Recently, we have seen the media full with messages about Saudi women breaking boundaries. What does this mean?
Raha Moharrak was the first Saudi woman to climb the Mount Everest. She reached the top of the world in May 2013 as part of the ‘Arabs with Altitude’ expedition. Read more about this achievement here.
Then there is Haifa al-Mansour, director of ‘Wadjda’, a lovely movie about a ten-year old girl who dreams about a bicycle. Read more about ‘Wadjda’ or listen to this podcast interview with Haifa al- Mansour, the first Saudi female director of a full feature film.

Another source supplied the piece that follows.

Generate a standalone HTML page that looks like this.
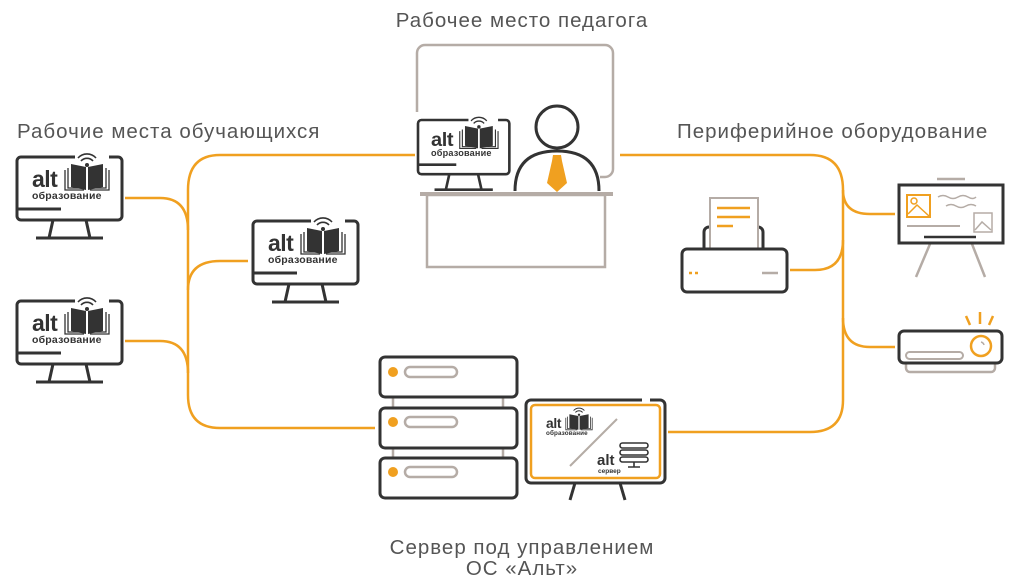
<!DOCTYPE html>
<html><head><meta charset="utf-8"><style>
html,body{margin:0;padding:0;background:#fff;}
svg{display:block;}
text{font-family:"Liberation Sans",sans-serif;}
</style></head><body>
<svg width="1024" height="585" viewBox="0 0 1024 585" xmlns="http://www.w3.org/2000/svg">
<defs>
<g id="logo">
  <text x="15" y="30" font-size="23" font-weight="bold" fill="#333" letter-spacing="-0.5">alt</text>
  <path d="M54 7 l0 23 l15 3 l0 -23 z M71 10 l0 23 l15 -3 l0 -23 z" fill="#333"/>
  <path d="M51 11 v20 h17 M89 11 v20 h-17 M48 13 v20 h19 M92 13 v20 h-19" stroke="#333" stroke-width="1.3" fill="none"/>
  <circle cx="70" cy="8" r="2" fill="#333"/>
  <path d="M64 4 a8 8 0 0 1 12 0 M61 1 a12 12 0 0 1 18 0" stroke="#333" stroke-width="1.6" fill="none"/>
  <text x="15" y="42" font-size="10.5" font-weight="bold" fill="#333" letter-spacing="0.2">образование</text>
</g>
<g id="mon">
  <path d="M58 0 H4 a4 4 0 0 0 -4 4 V59 a4 4 0 0 0 4 4 H101 a4 4 0 0 0 4 -4 V4 a4 4 0 0 0 -4 -4 H92" stroke="#333" stroke-width="3" fill="none"/>
  <path d="M0 52 H44" stroke="#333" stroke-width="3"/>
  <path d="M36 63 L32 81 M69 63 L73 81 M19 81 H86" stroke="#333" stroke-width="3" fill="none"/>
  <use href="#logo"/>
</g>
</defs>

<!-- texts -->
<g fill="#555" font-size="20.5" letter-spacing="1">
<text x="522" y="27" text-anchor="middle">Рабочее место педагога</text>
<text x="17" y="138">Рабочие места обучающихся</text>
<text x="677" y="138">Периферийное оборудование</text>
<text x="522" y="554" text-anchor="middle">Сервер под управлением</text>
<text x="522" y="575" text-anchor="middle">ОС «Альт»</text>
</g>

<!-- orange connectors -->
<g stroke="#f0a020" stroke-width="2.5" fill="none">
  <path d="M415 155 H220 Q188 155 188 190 V395 Q188 428 220 428 H375"/>
  <path d="M125 198 H160 Q188 198 188 230"/>
  <path d="M125 341 H160 Q188 341 188 373"/>
  <path d="M248 261 H220 Q188 261 188 290"/>
  <path d="M620 155 H810 Q843 155 843 190 V400 Q843 432 810 432 H668"/>
  <path d="M790 270 H815 Q843 270 843 240"/>
  <path d="M895 214 H870 Q843 214 843 190"/>
  <path d="M895 347 H870 Q843 347 843 318"/>
</g>

<!-- student monitors -->
<use href="#mon" x="17" y="157"/>
<use href="#mon" x="17" y="301"/>
<use href="#mon" x="253" y="221"/>

<!-- teacher -->
<path d="M417 112 V53 a8 8 0 0 1 8 -8 H605 a8 8 0 0 1 8 8 V169 a8 8 0 0 1 -8 8 H600" stroke="#b5aca6" stroke-width="2.5" fill="none"/>
<g transform="translate(418,120) scale(0.87,0.86)"><use href="#mon"/></g>
<circle cx="557" cy="127" r="21" stroke="#333" stroke-width="3" fill="#fff"/>
<path d="M515 191 Q515 151 557 151 Q599 151 599 191" stroke="#333" stroke-width="3" fill="none"/>
<path d="M553 155 h8 l1 6 l5 22 l-10 9 l-10 -9 l5 -22 z" fill="#f0a020"/>
<path d="M420 194 H613" stroke="#b5aca6" stroke-width="4"/>
<rect x="427" y="195" width="178" height="72" stroke="#b5aca6" stroke-width="2.5" fill="none"/>

<!-- server -->
<g stroke="#b5aca6" stroke-width="2.5">
  <path d="M393 397 V408 M503 397 V408 M393 448 V458 M503 448 V458"/>
</g>
<g stroke="#333" stroke-width="3" fill="#fff">
  <rect x="380" y="357" width="137" height="40" rx="5"/>
  <rect x="380" y="408" width="137" height="40" rx="5"/>
  <rect x="380" y="458" width="137" height="40" rx="5"/>
</g>
<g fill="#f0a020"><circle cx="393" cy="372" r="5"/><circle cx="393" cy="422" r="5"/><circle cx="393" cy="472" r="5"/></g>
<g stroke="#b5aca6" stroke-width="2.5" fill="none">
  <rect x="405" y="367" width="52" height="10" rx="5"/>
  <rect x="405" y="417" width="52" height="10" rx="5"/>
  <rect x="405" y="467" width="52" height="10" rx="5"/>
</g>

<!-- server monitor -->
<path d="M642 400 H531 a5 5 0 0 0 -5 5 V478 a5 5 0 0 0 5 5 H660 a5 5 0 0 0 5 -5 V405 a5 5 0 0 0 -5 -5 H650" stroke="#333" stroke-width="3" fill="none"/>
<rect x="531" y="405" width="129" height="73" rx="4" stroke="#f0a020" stroke-width="2.5" fill="none"/>
<path d="M575 483 L570 500 M620 483 L625 500" stroke="#333" stroke-width="3"/>
<path d="M570 466 L617 419" stroke="#b5aca6" stroke-width="2"/>
<g transform="translate(537,410) scale(0.6)"><use href="#logo"/></g>
<text x="597" y="465" font-size="15" font-weight="bold" fill="#333">alt</text>
<text x="598" y="467" font-size="6.5" font-weight="bold" fill="#333" dy="6">сервер</text>
<g stroke="#333" stroke-width="1.6" fill="none">
  <rect x="620" y="443" width="28" height="5" rx="2.5"/><rect x="620" y="450" width="28" height="5" rx="2.5"/><rect x="620" y="457" width="28" height="5" rx="2.5"/>
  <path d="M634 462 v5 M628 467 h12"/>
</g>

<!-- printer -->
<rect x="704" y="227" width="59" height="30" rx="5" stroke="#333" stroke-width="3" fill="#fff"/>
<rect x="710" y="198" width="48" height="55" stroke="#b5aca6" stroke-width="2" fill="#fff"/>
<path d="M717 208 H750 M717 217 H750 M717 226 H733" stroke="#f0a020" stroke-width="2.5"/>
<rect x="682" y="249" width="105" height="43" rx="5" stroke="#333" stroke-width="3" fill="#fff"/>
<path d="M689 273 h3 M695 273 h3" stroke="#f0a020" stroke-width="2.5"/>
<path d="M762 273 H778" stroke="#b5aca6" stroke-width="2.5"/>

<!-- whiteboard -->
<path d="M937 179 H965" stroke="#b5aca6" stroke-width="2.5"/>
<path d="M930 244 L916 277 M972 244 L985 277" stroke="#b5aca6" stroke-width="2.5"/>
<rect x="899" y="185" width="104" height="58" stroke="#333" stroke-width="3" fill="#fff"/>
<rect x="907" y="195" width="23" height="22" stroke="#f0a020" stroke-width="2" fill="none"/>
<circle cx="914" cy="201" r="3" stroke="#f0a020" stroke-width="1.5" fill="none"/>
<path d="M908 214 L917 205 L929 216" stroke="#f0a020" stroke-width="1.5" fill="none"/>
<path d="M938 197 q5 -3 10 0 t10 0 t10 0 t8 0 M946 206 q5 -3 10 0 t10 0 t10 0" stroke="#b5aca6" stroke-width="1.5" fill="none"/>
<rect x="974" y="213" width="18" height="19" stroke="#b5aca6" stroke-width="1.5" fill="none"/>
<path d="M975 230 L982 222 L991 230" stroke="#b5aca6" stroke-width="1.5" fill="none"/>
<path d="M907 226 H960" stroke="#b5aca6" stroke-width="2"/>
<path d="M924 237 H976" stroke="#333" stroke-width="2.5"/>

<!-- projector -->
<rect x="906" y="360" width="89" height="12" rx="4" stroke="#b5aca6" stroke-width="2.5" fill="#fff"/>
<rect x="899" y="331" width="103" height="32" rx="5" stroke="#333" stroke-width="3" fill="#fff"/>
<rect x="906" y="352" width="57" height="7" rx="3.5" stroke="#b5aca6" stroke-width="2" fill="none"/>
<circle cx="981" cy="346" r="10" stroke="#f0a020" stroke-width="2.5" fill="none"/>
<path d="M981 342 a4 4 0 0 1 3 3" stroke="#b5aca6" stroke-width="1.5" fill="none"/>
<path d="M966 316 L970 325 M980 312 V324 M993 316 L989 325" stroke="#f0a020" stroke-width="2.5"/>
</svg>
</body></html>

In London 2012, the first ever Saudi women – Sarah Attar (800 m) and Wodjan Shaherkani (judo) – were sent off to the Olympics. Shaherkani’s presence was unsure when her father objected to her not wearing the hijab. The International Judo Federation ultimately decided that she could wear a special sportshijab. Read more about these sportswomen here.
Is this a trend developing?
It surely would be an interesting one, because such messages in the media are important. These women can be future role models to Saudi women who don’t have the same opportunities yet. The blanket of secrecy over social taboos – like women playing sports or women getting in touch with ‘strange’ men – is getting lifted by these stories. And this could result in more freedom for Saudi women to make their own decisions.
Hopefully, we’ll hear about many more ‘first Saudi women’ in the coming months.